On Monday, the U.N.’s Intergovernmental Panel on Climate Change, Working Group II, released its latest report assessing the damages of climate change.
In a press conference, the U.N. Secretary-General António Guterres summarized how climate adaptation saves lives. “As climate impacts worsen — and they will — scaling up investments will be essential for survival….Delay means death.” The stark reality is far too little is invested into adapting to climate change.
The report covers a broad swath of information — including the importance of safeguarding biodiversity, which fashion has jumped on the bandwagon to support), planning climate resilient cities and communities, forging inclusive partnerships, strengthening climate policy and funding climate resilient development — that varies by region and sector.
The report builds upon decades of work and trails an August report decrying the need for net-zero emissions. Another report is anticipated in late March or early April.
For the first time ever, the report consecutively outlines the integration of Indigenous leadership as a positive and necessary step toward climate adaptation. Colonialism is also addressed.
“This is the first time that [colonialism] has been explicitly called out in the summary for policymakers,” said Dr. Sherilee Harper, report author and associate professor at the School of Public Health at the University of Alberta in a press conference Sunday.
Alongside climate adaptation and mitigation strategies, the report outlines losses and damages to climate change where the most vulnerable populations — a marked 3.3 billion to 3.6 billion people — are already suffering disproportionately.
Even if global warming is limited to 1.5-degrees Celsius, as urgently demanded, human life, safety and livelihoods in low-lying coastal areas will be placed at risk from sea level rise and coastal erosion.
For North America, that means the increasing volatility of severe storms and hurricanes. Other barriers include misinformation, politicalization of climate change and the lack of acknowledgement for Indigenous populations.
Lack of private sector and citizen engagement were cited among the barriers in Europe and North America.
“One of many simple examples is that all large cities in the U.S. need heat action plans. Doing so requires change in how federal agencies facilitate coordination, education about the risks of heat and of how to develop early warning systems, engagement with trusted voices for marginalized communities, building overall capacity, among others. That can be more complex than deploying a new technology,” said U.S.-based Dr. Kris Ebi, a report author and professor, Department of Global Health at the University of Washington.
Climate change is taking a toll on human health, too, with the prevalence of vector-borne and water-borne diseases, undernutrition, mental disorders and allergic diseases on the rise in many regions, including Asia.
For many regions, the losses are much more tangible.
In 2019 alone, 9.6 million people were displaced in South East and East Asia (top garment-producing regions), due to cyclones, floods and typhoons.
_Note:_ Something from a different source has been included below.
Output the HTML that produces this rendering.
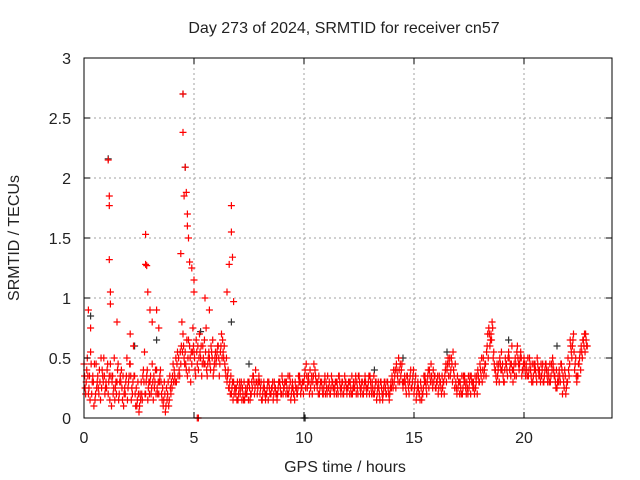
<!DOCTYPE html>
<html><head><meta charset="utf-8"><style>
body{margin:0;background:#fff}
svg{display:block;font-family:"Liberation Sans",sans-serif}
</style></head><body>
<svg id="chart" width="640" height="480">
<rect width="640" height="480" fill="#fff"/>
<text x="344" y="33" font-size="16" text-anchor="middle" fill="#222">Day 273 of 2024, SRMTID for receiver cn57</text>
<text x="345" y="472" font-size="16" text-anchor="middle" fill="#222">GPS time / hours</text>
<text transform="translate(19,238) rotate(-90)" font-size="16" text-anchor="middle" fill="#222">SRMTID / TECUs</text>
<g id="grid"></g><g id="marks"></g>
<rect x="84" y="58" width="528" height="360" fill="none" stroke="#000" stroke-width="1"/>
<g id="ticks"></g>
</svg>
<script>
const xTicks=[0,5,10,15,20];
const yTicks=[0,0.5,1,1.5,2,2.5,3];
const yTickLabels=["0","0.5","1","1.5","2","2.5","3"];
const baseStart=0, baseStep=0.1;
const redBase=[0.45,0.3,0.2,0.55,0.35,0.15,0.3,0.4,0.25,0.5,
0.3,0.2,0.45,0.35,0.15,0.3,0.2,0.4,0.1,0.3,
0.25,0.45,0.2,0.35,0.1,0.05,0.3,0.4,0.2,0.15,
0.3,0.45,0.25,0.4,0.2,0.3,0.1,0.05,0.2,0.35,
0.25,0.4,0.3,0.5,0.45,0.7,0.55,0.35,0.6,0.45,
0.55,0.65,0.4,0.5,0.6,0.45,0.35,0.5,0.55,0.4,
0.45,0.6,0.55,0.65,0.45,0.3,0.25,0.2,0.3,0.2,
0.15,0.2,0.25,0.15,0.2,0.3,0.2,0.35,0.4,0.25,
0.2,0.15,0.25,0.2,0.3,0.2,0.15,0.25,0.2,0.3,
0.35,0.25,0.3,0.2,0.15,0.25,0.3,0.2,0.35,0.25,
0.3,0.45,0.35,0.25,0.3,0.4,0.25,0.2,0.3,0.25,
0.3,0.25,0.2,0.3,0.25,0.3,0.35,0.25,0.2,0.3,
0.25,0.3,0.2,0.25,0.3,0.35,0.25,0.2,0.3,0.25,
0.35,0.3,0.2,0.15,0.25,0.3,0.2,0.25,0.3,0.2,
0.35,0.3,0.45,0.5,0.35,0.25,0.3,0.35,0.3,0.25,
0.2,0.15,0.25,0.3,0.2,0.35,0.3,0.4,0.35,0.3,
0.25,0.2,0.3,0.25,0.35,0.4,0.45,0.5,0.4,0.3,
0.25,0.3,0.2,0.35,0.3,0.25,0.35,0.3,0.25,0.4,
0.45,0.3,0.4,0.55,0.75,0.7,0.5,0.4,0.35,0.5,
0.4,0.3,0.45,0.55,0.35,0.3,0.5,0.6,0.45,0.35,
0.5,0.45,0.35,0.4,0.3,0.45,0.5,0.4,0.35,0.3,
0.45,0.4,0.3,0.5,0.35,0.25,0.4,0.45,0.3,0.2,
0.5,0.65,0.6,0.4,0.3,0.45,0.6,0.65,0.7];
const redAlt=[0.25,0.5,0.35,0.2,0.1,0.45,0.25,0.15,0.35,0.2,
0.4,0.35,0.1,0.25,0.3,0.45,0.35,0.15,0.25,0.5,
0.35,0.15,0.6,0.1,0.3,0.2,0.15,0.55,0.35,0.3,
0.2,0.15,0.4,0.2,0.35,0.15,0.3,0.25,0.1,0.2,
0.45,0.3,0.55,0.35,0.8,0.5,0.4,0.65,0.3,0.75,
0.4,0.45,0.7,0.35,0.45,0.75,0.5,0.4,0.65,0.5,
0.55,0.35,0.7,0.5,0.35,0.4,0.2,0.3,0.25,0.15,
0.25,0.3,0.15,0.25,0.3,0.15,0.25,0.2,0.3,0.35,
0.3,0.25,0.15,0.3,0.2,0.25,0.3,0.2,0.3,0.2,
0.2,0.3,0.2,0.35,0.25,0.2,0.25,0.35,0.2,0.3,
0.4,0.25,0.2,0.35,0.45,0.3,0.2,0.3,0.2,0.35,
0.2,0.3,0.35,0.25,0.3,0.2,0.25,0.3,0.35,0.2,
0.3,0.2,0.3,0.35,0.2,0.25,0.3,0.3,0.2,0.35,
0.25,0.2,0.3,0.25,0.15,0.2,0.3,0.2,0.2,0.3,
0.25,0.4,0.35,0.3,0.45,0.3,0.2,0.25,0.4,0.35,
0.3,0.25,0.2,0.15,0.35,0.25,0.4,0.3,0.25,0.35,
0.3,0.35,0.2,0.3,0.45,0.5,0.35,0.3,0.25,0.2,
0.3,0.2,0.35,0.25,0.2,0.35,0.3,0.2,0.35,0.3,
0.35,0.5,0.45,0.7,0.6,0.8,0.45,0.3,0.45,0.4,
0.35,0.5,0.35,0.4,0.6,0.45,0.35,0.45,0.55,0.4,
0.4,0.35,0.5,0.3,0.45,0.35,0.4,0.3,0.45,0.4,
0.35,0.3,0.45,0.4,0.25,0.35,0.3,0.2,0.4,0.3,
0.35,0.55,0.7,0.5,0.35,0.55,0.5,0.7,0.6];
const redC=[0.35,0.4,0.25,0.45,0.3,0.2,0.35,0.3,0.4,0.35,
0.25,0.3,0.35,0.2,0.25,0.4,0.3,0.25,0.2,0.35,
0.3,0.35,0.3,0.2,0.15,0.1,0.2,0.3,0.3,0.25,
0.35,0.3,0.3,0.25,0.3,0.2,0.15,0.1,0.3,0.25,
0.35,0.35,0.45,0.4,0.6,0.6,0.45,0.5,0.5,0.55,
0.5,0.55,0.5,0.6,0.5,0.55,0.45,0.45,0.5,0.45,
0.5,0.5,0.6,0.55,0.4,0.35,0.3,0.25,0.2,0.25,
0.2,0.25,0.2,0.2,0.25,0.25,0.3,0.3,0.3,0.3,
0.25,0.2,0.2,0.25,0.25,0.25,0.2,0.2,0.25,0.25,
0.3,0.3,0.25,0.25,0.2,0.2,0.25,0.25,0.3,0.3,
0.35,0.35,0.3,0.3,0.35,0.35,0.3,0.25,0.25,0.3,
0.25,0.25,0.25,0.25,0.3,0.25,0.3,0.3,0.25,0.25,
0.3,0.25,0.25,0.3,0.25,0.3,0.3,0.25,0.25,0.3,
0.3,0.25,0.25,0.2,0.2,0.25,0.25,0.2,0.25,0.25,
0.3,0.35,0.4,0.4,0.4,0.3,0.25,0.3,0.35,0.3,
0.25,0.2,0.2,0.25,0.25,0.3,0.35,0.35,0.3,0.35,
0.3,0.25,0.25,0.3,0.4,0.45,0.5,0.45,0.35,0.25,
0.3,0.25,0.25,0.3,0.25,0.3,0.3,0.25,0.3,0.35,
0.4,0.4,0.45,0.6,0.7,0.65,0.55,0.35,0.4,0.45,
0.45,0.4,0.4,0.5,0.45,0.4,0.45,0.5,0.5,0.4,
0.45,0.4,0.4,0.35,0.35,0.4,0.45,0.35,0.4,0.35,
0.4,0.35,0.35,0.45,0.3,0.3,0.35,0.4,0.25,0.25,
0.4,0.6,0.65,0.45,0.35,0.5,0.55,0.6,0.65];
const redD=[0.2,0.35,0.15,0.3,0.45,0.25,0.2,0.5,0.3,0.25,
0.45,0.15,0.3,0.5,0.2,0.15,0.3,0.35,0.2,0.15,
0.45,0.25,0.35,0.25,0.2,0.15,0.35,0.2,0.4,0.2,
0.25,0.35,0.2,0.3,0.4,0.25,0.2,0.15,0.15,0.3,
0.3,0.5,0.35,0.55,0.55,0.45,0.65,0.4,0.55,0.6,
0.35,0.6,0.55,0.45,0.65,0.4,0.55,0.6,0.35,0.55,
0.6,0.45,0.5,0.6,0.5,0.25,0.35,0.15,0.25,0.3,
0.3,0.15,0.3,0.2,0.15,0.2,0.35,0.25,0.2,0.3,
0.15,0.3,0.2,0.15,0.2,0.3,0.25,0.15,0.3,0.2,
0.25,0.2,0.35,0.3,0.3,0.15,0.2,0.3,0.25,0.2,
0.25,0.3,0.4,0.2,0.25,0.3,0.35,0.3,0.2,0.2,
0.35,0.2,0.3,0.2,0.2,0.35,0.2,0.2,0.3,0.25,
0.2,0.35,0.25,0.2,0.35,0.2,0.2,0.35,0.25,0.2,
0.2,0.35,0.3,0.3,0.3,0.15,0.3,0.3,0.15,0.25,
0.4,0.25,0.3,0.45,0.3,0.35,0.35,0.2,0.25,0.4,
0.35,0.3,0.15,0.2,0.3,0.2,0.25,0.45,0.4,0.25,
0.35,0.3,0.35,0.2,0.3,0.35,0.4,0.55,0.45,0.35,
0.2,0.35,0.3,0.2,0.35,0.2,0.25,0.35,0.2,0.3,
0.5,0.35,0.35,0.5,0.65,0.75,0.4,0.45,0.3,0.55,
0.3,0.45,0.5,0.45,0.4,0.35,0.55,0.4,0.5,0.45,
0.35,0.5,0.45,0.45,0.4,0.3,0.35,0.45,0.3,0.45,
0.3,0.45,0.4,0.35,0.4,0.3,0.45,0.35,0.35,0.3,
0.45,0.5,0.55,0.35,0.45,0.4,0.65,0.55,0.6];
const redSpikeT=[1.1,1.15,1.15,1.15,1.2,1.2,2.8,2.8,2.85,2.9,3.0,3.1,4.5,4.5,4.55,4.6,4.65,4.7,4.75,4.7,4.8,4.9,5.0,5.0,6.7,6.7,6.75,6.6,6.8,6.5,0.2,0.3,1.5,2.1,3.3,3.4,5.5,5.7,4.4,5.15,5.2];
const redSpikeV=[2.15,1.85,1.77,1.32,1.05,0.95,1.53,1.28,1.27,1.05,0.9,0.8,2.7,2.38,1.85,2.09,1.88,1.7,1.5,1.6,1.3,1.25,1.15,1.05,1.77,1.55,1.34,1.28,0.97,1.05,0.9,0.75,0.8,0.7,0.9,0.75,1.0,0.9,1.37,0.0,0.0];
const blackT=[1.1,4.5,4.6,6.7,10.0,10.05,0.3,2.3,3.3,5.3,7.5,13.2,14.5,16.5,19.3,21.5];
const blackV=[2.16,2.7,2.09,0.8,0.0,0.0,0.85,0.6,0.65,0.72,0.45,0.4,0.5,0.55,0.65,0.6];

const ns="http://www.w3.org/2000/svg";
const X=t=>84+t*22.0, Y=v=>418-v*120;
const grid=document.getElementById('grid'), ticks=document.getElementById('ticks'), marks=document.getElementById('marks');
function mk(tag,attrs,parent){const e=document.createElementNS(ns,tag);for(const k in attrs)e.setAttribute(k,attrs[k]);parent.appendChild(e);return e;}
xTicks.forEach(t=>{
  if(t>0){const g=mk('line',{x1:X(t),x2:X(t),y1:58,y2:418,stroke:'#a0a0a0','stroke-dasharray':'2,3'},grid);
  
  }
  const a=mk('line',{x1:X(t),x2:X(t),y1:418,y2:412,stroke:'#000'},ticks);
  
  
  const b=mk('line',{x1:X(t),x2:X(t),y1:58,y2:64,stroke:'#000'},ticks);
  
  
  const l=mk('text',{x:X(t),y:443,'font-size':16,'text-anchor':'middle',fill:'#222'},ticks);l.textContent=String(t);
  
  
});
yTicks.forEach((v,i)=>{
  if(v>0&&v<3){const g=mk('line',{x1:84,x2:612,y1:Y(v),y2:Y(v),stroke:'#a0a0a0','stroke-dasharray':'2,3'},grid);
  
  }
  const a=mk('line',{x1:84,x2:90,y1:Y(v),y2:Y(v),stroke:'#000'},ticks);
  
  
  const b=mk('line',{x1:606,x2:612,y1:Y(v),y2:Y(v),stroke:'#000'},ticks);
  
  
  const l=mk('text',{x:71,y:Y(v)+6,'font-size':16,'text-anchor':'end',fill:'#222'},ticks);l.textContent=yTickLabels[i];
  
  
});
function cross(t,v,color,name){
  const x=X(t),y=Y(v);
  const p=mk('path',{d:`M${x-3.5} ${y}H${x+3.5}M${x} ${y-3.5}V${y+3.5}`,stroke:color,'stroke-width':1.2,fill:'none'},marks);
  
  
}
blackT.forEach((t,i)=>cross(t,blackV[i],'#333','black-point'));
redBase.forEach((v,i)=>cross(baseStart+i*baseStep,v,'#f00','red-point'));
redAlt.forEach((v,i)=>cross(baseStart+0.05+i*baseStep,v,'#f00','red-point'));
redC.forEach((v,i)=>cross(baseStart+0.025+i*baseStep,v,'#f00','red-point'));
redD.forEach((v,i)=>cross(baseStart+0.075+i*baseStep,v,'#f00','red-point'));
redSpikeT.forEach((t,i)=>cross(t,redSpikeV[i],'#f00','red-spike-point'));
</script>
</body></html>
Small islands present the most urgent need for investment in capacity building and climate adaptation strategies but face the steepest barriers. Entire livelihoods are at stake in the Caribbean Sea and Southern Tropical Pacific, where coral reef systems fuel economies and life. Under the worst-case scenario — of a 2-degree Celsius planet and higher — 99 percent of corals are lost, per the projections.
Meanwhile, steep financing gaps also plague ecosystems in Central and South America — home to the Andes, the Amazon Forest (one of the largest biodiversity and carbon repositories) and other regions that are already vulnerable to climatic-related migration and population displacement, severe weather including droughts and the like.
While countries in Africa are among the least offenders for rising greenhouse gas emissions, their sectors are also among the most constrained by lack of financing and equitable development. In this case, the report calls for public and private sectors to increase funding by billions of dollars per year. Multilateral funds, stronger project pipeline development and finances focused on grassroots project implementation would help realize “transformative” adaptation.
Speaking to the multifaceted need to prioritize climate change amid today’s world issues, report author Dr. Edwin Castellanos, who is based in Guatemala, said: “We will always have emergencies at hand that seem to be more urgent than climate change….Governments in developing countries always have to wrestle with immediate lack of resources that need to be taken care of. And that sometimes makes one think, ‘Well should we worry about the future if we have so many problems nowadays?’
“The problem with that thinking is if we don’t worry about problems of climate change — which are not only the future but are also current — then it’s going to be more difficult and more expensive to address those issues in the future….So yes, even though we have many current needs — the pandemic, a lack of resources, poverty — we need to start addressing these problems of climate change. Not only mitigation but also adaptation,” he said.